ESPN got its biggest win of the year in early October when Disney scored a favorable renewal of its carriage agreement with Altice USA. On the brink of a blackout (and after a high-profile “College GameDay” stunt), Disney managed to secure a deal the included rate increases and the operator carrying the SEC and ACC Networks in its New York-area footprint. The deal dispelled the notion that ESPN’s leverage had waned amid cord-cutting and declining viewership. It also established a strong precedent for the sports net with another round of renewals approaching.
In a year full of surprises, none was more stunning than ESPN President John Skipper’s sudden decision to resign in December, citing a substance abuse issue. The departure of the well-liked boss from Bristol put an exclamation point on a demoralizing year for ESPN. Still, the change of leadership—whenever a permanent successor is named—will offer an opportunity to right the ship and chart a new course.
Large portions of the country will remember 2017 as a year fraught with natural disasters. Hurricanes in Texas, Florida and Puerto Rico in August, September and October brought out the best in the cable and wireless industries. Operators opened their wireless hotspots to the masses, deployed mobile network equipment, refunded customers for service and bolstered their response teams in order to reestablish service as quickly as possible. Meanwhile, news networks and, of course, the Weather Channel offered on-the-ground coverage and were rewarded with monster ratings.
Give Me Liberty
Before some of the multibillion-dollar M&A moves in the latter half of the year, there was Liberty Interactive’s $1.1bln purchase of Alaska-based cabler GCI in April. The deal, featuring tracking stocks and a tax-free separation, was just the latest example of John Malone’s financial wizardry. Liberty wasn’t done there, reaching a deal in July to acquire HSN for $2.1bln and merge it with QVC. The deal, still awaiting close, was aimed at competing with giants like Amazon and Walmart in the e-commerce space. In fact, the combination will be the country’s third-largest e-retailer behind the aforementioned behemoths.

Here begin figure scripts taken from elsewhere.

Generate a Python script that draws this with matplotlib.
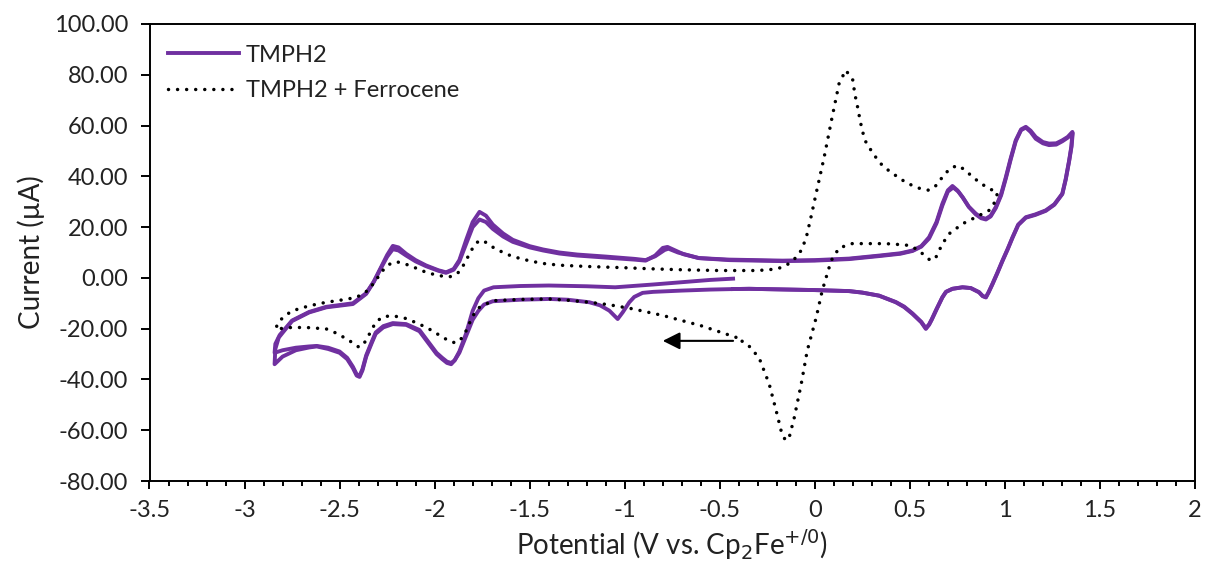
import matplotlib
matplotlib.use("Agg")
import matplotlib.pyplot as plt
from matplotlib.ticker import MultipleLocator, FuncFormatter

plt.rcParams['font.family'] = ['Lato', 'DejaVu Sans']
plt.rcParams['axes.unicode_minus'] = False

# ---------------- data ----------------
series_labels = ["TMPH2", "TMPH2 + Ferrocene"]

# TMPH2, cycle 1 (start -0.43 V, scan negative, to +1.36 V, back to -0.43 V)
tmph2_c1_E = [-0.43, -0.55, -0.70, -0.85, -1.05, -1.20, -1.40, -1.55, -1.69, -1.74, -1.77, -1.80, -1.835, -1.87,
              -1.895, -1.913, -1.935, -1.96, -1.99, -2.04, -2.08, -2.15, -2.22, -2.27, -2.31, -2.33, -2.36,
              -2.38, -2.395, -2.41, -2.43, -2.46, -2.50, -2.56, -2.62, -2.66, -2.73, -2.80, -2.842,
              -2.838, -2.82, -2.75, -2.66, -2.57, -2.43, -2.36, -2.32, -2.29, -2.25, -2.22, -2.19, -2.15, -2.10,
              -2.045, -1.98, -1.94, -1.90, -1.87, -1.834, -1.80, -1.764, -1.73, -1.694, -1.64, -1.589, -1.50,
              -1.43, -1.344, -1.25, -1.10, -0.95, -0.89, -0.84, -0.79, -0.77, -0.72, -0.66, -0.61, -0.45, -0.17,
              0.0, 0.18, 0.34, 0.45, 0.514, 0.56, 0.601, 0.64, 0.671, 0.70, 0.724, 0.75, 0.777, 0.81, 0.847,
              0.875, 0.90, 0.925, 0.952, 0.98, 1.005, 1.03, 1.057, 1.085, 1.11, 1.135, 1.162, 1.20, 1.232, 1.27,
              1.302, 1.33, 1.355,
              1.35, 1.338, 1.32, 1.302, 1.26, 1.215, 1.16, 1.11, 1.07, 1.04, 1.015, 0.987, 0.96, 0.934, 0.915,
              0.90, 0.883, 0.864, 0.82, 0.777, 0.724, 0.69, 0.671, 0.64, 0.615, 0.601, 0.584, 0.56, 0.514, 0.47,
              0.426, 0.338, 0.25, 0.18, 0.0, -0.345, -0.43]
tmph2_c1_I = [-0.3, -0.8, -1.7, -2.6, -3.7, -3.3, -3.0, -3.2, -3.7, -5.0, -8.0, -13.0, -22.0, -29.0,
              -32.5, -34.0, -33.5, -32.0, -30.0, -25.0, -21.0, -18.5, -18.2, -19.5, -22.0, -25.5, -31.0,
              -36.5, -39.0, -38.5, -35.5, -32.0, -29.5, -28.0, -27.0, -27.4, -28.5, -31.0, -34.0,
              -28.0, -23.5, -17.0, -13.6, -11.6, -10.3, -6.3, -1.5, 3.0, 9.0, 12.6, 12.0, 9.5, 7.0,
              4.9, 3.0, 2.2, 3.5, 7.0, 15.0, 22.0, 26.0, 24.5, 21.0, 17.5, 15.0, 12.5,
              11.2, 10.0, 9.2, 8.4, 7.5, 7.0, 8.5, 11.0, 11.5, 10.0, 8.8, 7.8, 7.2, 6.8,
              7.0, 7.6, 8.8, 9.7, 10.8, 12.5, 16.0, 22.0, 29.2, 34.5, 36.2, 34.5, 31.8, 28.0, 25.3,
              23.8, 23.3, 24.5, 27.9, 33.0, 39.7, 47.0, 54.2, 58.5, 59.5, 58.0, 55.5, 53.5, 52.9, 53.0,
              54.2, 55.5, 57.5,
              52.0, 46.3, 39.0, 33.2, 29.0, 26.6, 25.0, 23.9, 21.0, 16.0, 11.5, 6.8, 2.0, -2.4, -5.5,
              -7.7, -7.2, -5.7, -4.0, -3.7, -4.3, -5.5, -7.7, -12.5, -16.5, -18.5, -20.1, -17.5, -14.2, -11.5,
              -9.6, -7.0, -5.8, -5.2, -4.8, -4.3, -4.4]

# TMPH2, cycle 2 (continues from -0.43 V)
tmph2_c2_E = [-0.43, -0.55, -0.70, -0.85, -0.906, -0.95, -0.976, -1.01, -1.037, -1.06, -1.081, -1.13, -1.186,
              -1.30, -1.396, -1.55, -1.694, -1.74, -1.77, -1.80, -1.835, -1.87, -1.895, -1.913, -1.935, -1.96,
              -1.99, -2.04, -2.08, -2.15, -2.22, -2.27, -2.31, -2.33, -2.36, -2.38, -2.395, -2.41, -2.43,
              -2.46, -2.50, -2.56, -2.62, -2.66, -2.73, -2.80, -2.842,
              -2.838, -2.815, -2.75, -2.66, -2.57, -2.43, -2.36, -2.32, -2.29, -2.25, -2.22, -2.19, -2.15, -2.10,
              -2.045, -1.98, -1.94, -1.90, -1.87, -1.834, -1.80, -1.764, -1.73, -1.694, -1.64, -1.589, -1.50,
              -1.43, -1.344, -1.25, -1.10, -0.95, -0.89, -0.84, -0.80, -0.775, -0.74, -0.69, -0.61, -0.45,
              -0.17, 0.0, 0.18, 0.34, 0.45, 0.514, 0.56, 0.601, 0.64, 0.671, 0.70, 0.728, 0.755, 0.78, 0.81,
              0.847, 0.875, 0.90, 0.925, 0.952, 0.98, 1.005, 1.03, 1.057, 1.085, 1.11, 1.135, 1.162, 1.20,
              1.232, 1.27, 1.302, 1.33, 1.357,
              1.35, 1.338, 1.32, 1.302, 1.26, 1.215, 1.16, 1.11, 1.07, 1.04, 1.015, 0.987, 0.96, 0.934, 0.915,
              0.90, 0.883, 0.864, 0.82, 0.777, 0.724, 0.69, 0.671, 0.64, 0.615, 0.601, 0.584, 0.56, 0.514, 0.47,
              0.426, 0.338, 0.25, 0.18, 0.0, -0.345, -0.43]
tmph2_c2_I = [-4.4, -4.6, -5.0, -5.5, -5.9, -7.5, -9.6, -13.5, -16.2, -14.5, -12.9, -10.8, -9.6,
              -8.6, -8.3, -8.6, -9.2, -10.5, -13.0, -16.5, -23.0, -29.5, -32.5, -33.5, -33.0, -31.5,
              -29.5, -24.5, -20.5, -18.2, -17.8, -19.0, -21.5, -25.0, -30.5, -36.0, -38.5, -38.0, -35.0,
              -31.5, -29.0, -27.5, -26.8, -27.0, -27.5, -28.5, -29.5,
              -26.0, -22.5, -16.8, -13.4, -11.4, -10.0, -6.0, -1.5, 2.8, 8.3, 11.3, 10.8, 8.8, 6.5,
              4.6, 2.8, 2.0, 3.2, 6.5, 13.5, 20.0, 23.0, 22.0, 19.3, 16.3, 14.2, 12.0,
              10.8, 9.6, 8.8, 8.0, 7.2, 6.8, 8.8, 11.8, 12.2, 11.0, 9.3, 7.8, 7.0,
              6.6, 6.8, 7.4, 8.6, 9.5, 10.6, 12.3, 15.5, 21.5, 28.5, 34.0, 35.6, 34.0, 31.5, 28.0,
              25.0, 23.5, 23.0, 24.2, 27.5, 32.5, 39.2, 46.5, 53.8, 58.2, 59.2, 57.5, 54.8, 53.0,
              52.3, 52.5, 53.8, 55.2, 57.0,
              51.5, 46.0, 38.7, 33.0, 28.8, 26.4, 24.8, 23.7, 20.8, 15.8, 11.3, 6.6, 1.8, -2.6, -5.6,
              -7.6, -7.1, -5.6, -4.0, -3.7, -4.3, -5.5, -7.6, -12.3, -16.3, -18.3, -19.8, -17.3, -14.0, -11.3,
              -9.5, -7.0, -5.8, -5.2, -4.8, -4.3, -4.4]

# TMPH2 + Ferrocene (start -0.42 V, scan negative)
fc_E = [-0.415, -0.52, -0.60, -0.696, -0.80, -0.958, -1.08, -1.186, -1.30, -1.396, -1.55, -1.694, -1.764,
        -1.80, -1.834, -1.865, -1.89, -1.92, -1.957, -2.02, -2.08, -2.15, -2.22, -2.273, -2.31, -2.343,
        -2.378, -2.40, -2.447, -2.51, -2.57, -2.66, -2.746, -2.80, -2.833,
        -2.83, -2.816, -2.78, -2.746, -2.66, -2.57, -2.48, -2.413, -2.37, -2.343, -2.31, -2.273, -2.24,
        -2.203, -2.17, -2.132, -2.045, -1.98, -1.922, -1.89, -1.87, -1.84, -1.817, -1.79, -1.764, -1.73,
        -1.694, -1.64, -1.589, -1.50, -1.432, -1.344, -1.20, -1.00, -0.871, -0.70, -0.503, -0.30, -0.20,
        -0.15, -0.099, -0.07, -0.045, -0.02, 0.007, 0.049, 0.091, 0.128, 0.163, 0.20, 0.21, 0.225, 0.235,
        0.248, 0.265, 0.29, 0.32, 0.355, 0.40, 0.44, 0.485, 0.55, 0.601, 0.64, 0.671, 0.71, 0.75, 0.78,
        0.812, 0.864, 0.917, 0.961,
        0.955, 0.935, 0.917, 0.847, 0.777, 0.707, 0.671, 0.637, 0.610, 0.58, 0.549, 0.496, 0.40, 0.338,
        0.197, 0.128, 0.086, 0.039, 0.007, -0.04, -0.071, -0.108, -0.135, -0.155, -0.177, -0.203, -0.24,
        -0.293, -0.35, -0.415]
fc_I = [-23.4, -20.8, -18.8, -16.9, -14.8, -12.2, -10.6, -9.6, -8.8, -8.3, -8.5, -9.0, -11.6,
        -15.0, -20.8, -24.5, -25.6, -25.0, -23.4, -20.5, -18.2, -16.0, -14.9, -15.3, -17.5, -22.1,
        -26.7, -27.2, -24.8, -22.0, -20.1, -19.6, -19.5, -19.8, -20.5,
        -18.5, -16.9, -14.5, -12.9, -11.0, -9.6, -8.6, -7.7, -6.0, -4.3, -1.0, 2.9, 5.3,
        6.4, 5.8, 4.9, 2.2, 0.9, 0.4, 1.2, 2.5, 6.0, 9.5, 13.0, 14.8, 14.0,
        12.1, 10.0, 8.4, 6.7, 5.7, 5.0, 4.5, 4.0, 3.6, 3.2, 2.9, 2.9, 3.5,
        4.9, 8.0, 11.0, 15.9, 24.0, 33.3, 47.5, 63.3, 76.7, 81.8, 77.9, 72.6, 67.3, 63.3,
        58.5, 54.0, 50.9, 47.6, 44.3, 41.6, 39.6, 37.3, 35.3, 34.5, 36.5, 39.7, 43.0, 44.3, 43.0,
        41.0, 37.7, 35.1, 33.8,
        31.5, 28.0, 26.6, 23.9, 21.3, 17.4, 13.4, 8.1, 6.8, 8.5, 10.8, 12.8, 13.4, 13.5,
        13.5, 11.8, 6.8, -5.0, -15.7, -28.7, -41.6, -55.0, -62.9, -64.0, -60.3, -52.4, -41.8,
        -31.5, -26.5, -23.4]

# scan-direction arrow (start / end potential, current)
arrow_E = [-0.43, -0.80]
arrow_I = -24.8

xlim = (-3.5, 2.0)
ylim = (-80, 100)

# ---------------- figure ----------------
purple = '#7030A0'
fs_tick = 17
fs_label = 20

fig = plt.figure(figsize=(12.08, 5.69), dpi=100)
ax = fig.add_axes([149.5 / 1208, 1 - 481 / 569, (1195 - 149.5) / 1208, (481 - 24) / 569])

ax.plot(tmph2_c1_E, tmph2_c1_I, color=purple, lw=2.8, solid_joinstyle='round', label=series_labels[0])
ax.plot(tmph2_c2_E, tmph2_c2_I, color=purple, lw=2.8, solid_joinstyle='round')
ax.plot(fc_E, fc_I, color='black', lw=2.5, linestyle=(0, (0.01, 2.6)), dash_capstyle='round',
        label=series_labels[1])

ax.annotate('', xy=(arrow_E[1], arrow_I), xytext=(arrow_E[0], arrow_I),
            arrowprops=dict(arrowstyle='-|>', color='black', lw=1.5, mutation_scale=26,
                            shrinkA=0, shrinkB=0))

ax.set_xlim(*xlim)
ax.set_ylim(*ylim)
ax.xaxis.set_major_locator(MultipleLocator(0.5))
ax.xaxis.set_minor_locator(MultipleLocator(0.1))
ax.yaxis.set_major_locator(MultipleLocator(20))
ax.xaxis.set_major_formatter(FuncFormatter(lambda v, p: ('%g' % round(v, 2)) if abs(v) > 1e-9 else '0'))
ax.yaxis.set_major_formatter(FuncFormatter(lambda v, p: '%.2f' % v))

for s in ax.spines.values():
    s.set_linewidth(1.4)
    s.set_color('black')
ax.tick_params(axis='x', which='major', direction='out', length=6, width=1.4, labelsize=fs_tick, pad=8,
               colors='black', labelcolor='#222222')
ax.tick_params(axis='x', which='minor', direction='out', length=3.5, width=1.4)
ax.tick_params(axis='y', which='major', direction='out', length=6.5, width=1.4, labelsize=fs_tick, pad=9,
               labelcolor='#222222')

ax.set_xlabel('Potential (V vs. Cp$_2$Fe$^{+/0}$)', fontsize=fs_label, color='#222222', labelpad=4)
ax.set_ylabel('Current (\u00b5A)', fontsize=fs_label, color='#222222', labelpad=6)

leg = ax.legend(loc='upper left', bbox_to_anchor=(0.0177, 0.955), frameon=False, fontsize=fs_tick,
                borderpad=0, borderaxespad=0, handlelength=3.0, handletextpad=0.3, labelspacing=0.62)
for t in leg.get_texts():
    t.set_color('#222222')

fig.savefig('out.png', dpi=100)
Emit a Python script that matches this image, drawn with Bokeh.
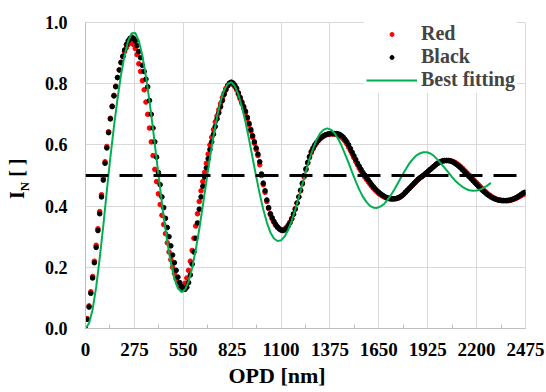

Top programming execs spent the early portion of 2017 clamoring for the introduction of a more affordable skinny bundle without sports content. Philo—backed by Viacom, Discovery, A+E Networks, AMC Networks and Scripps Networks—filled that void with its November entry into the US market. Without the exorbitant fees associated with sports and broadcast programming, CEO Andrew McCollum and his staff were able to go to market at a competitive price point of $16/month. It’s too soon to tell whether Philo will carve out space for itself in the competitive virtual MVPD sphere, but it’s certainly an experiment that bears watching.
Tiers for Fears
Viacom CEO Bob Bakish pointed to improving distributor relations as one of the main priorities of his first year in charge. He was tested early on when Charter relegated Viacom’s flagship nets to a pricier tier, severely hampering their penetration rate. Bakish decided to wait until renewal talks in the Fall to address the situation and, after reaching the brink of blackouts, managed to get a deal done that returned eight Viacom stations to Charter’s least expensive cable bundle. The new agreement also included a partnership aimed at cracking down on password sharing, an issue poised to create even more headaches in 2018. Viacom also returned its channels to Altice USA-owned Suddenlink in 2017.
Sinclair Broadcasting Group’s $3.9bln deal to acquire Tribune Media in May has drawn opposition from cable operators, independent programmers, numerous public interest groups and one very vocal TV personality. While the FCC has seemingly gone out of its way to help facilitate the deal with efforts to reinstate the UHF discount and relax the national ownership cap, the merger has come under scrutiny from the (very busy) Department of Justice. If the deal does achieve regulatory approval (without significant divestitures), Sinclair will wield unprecedented leverage in retrans negotiations and editorial control over local news content across the country.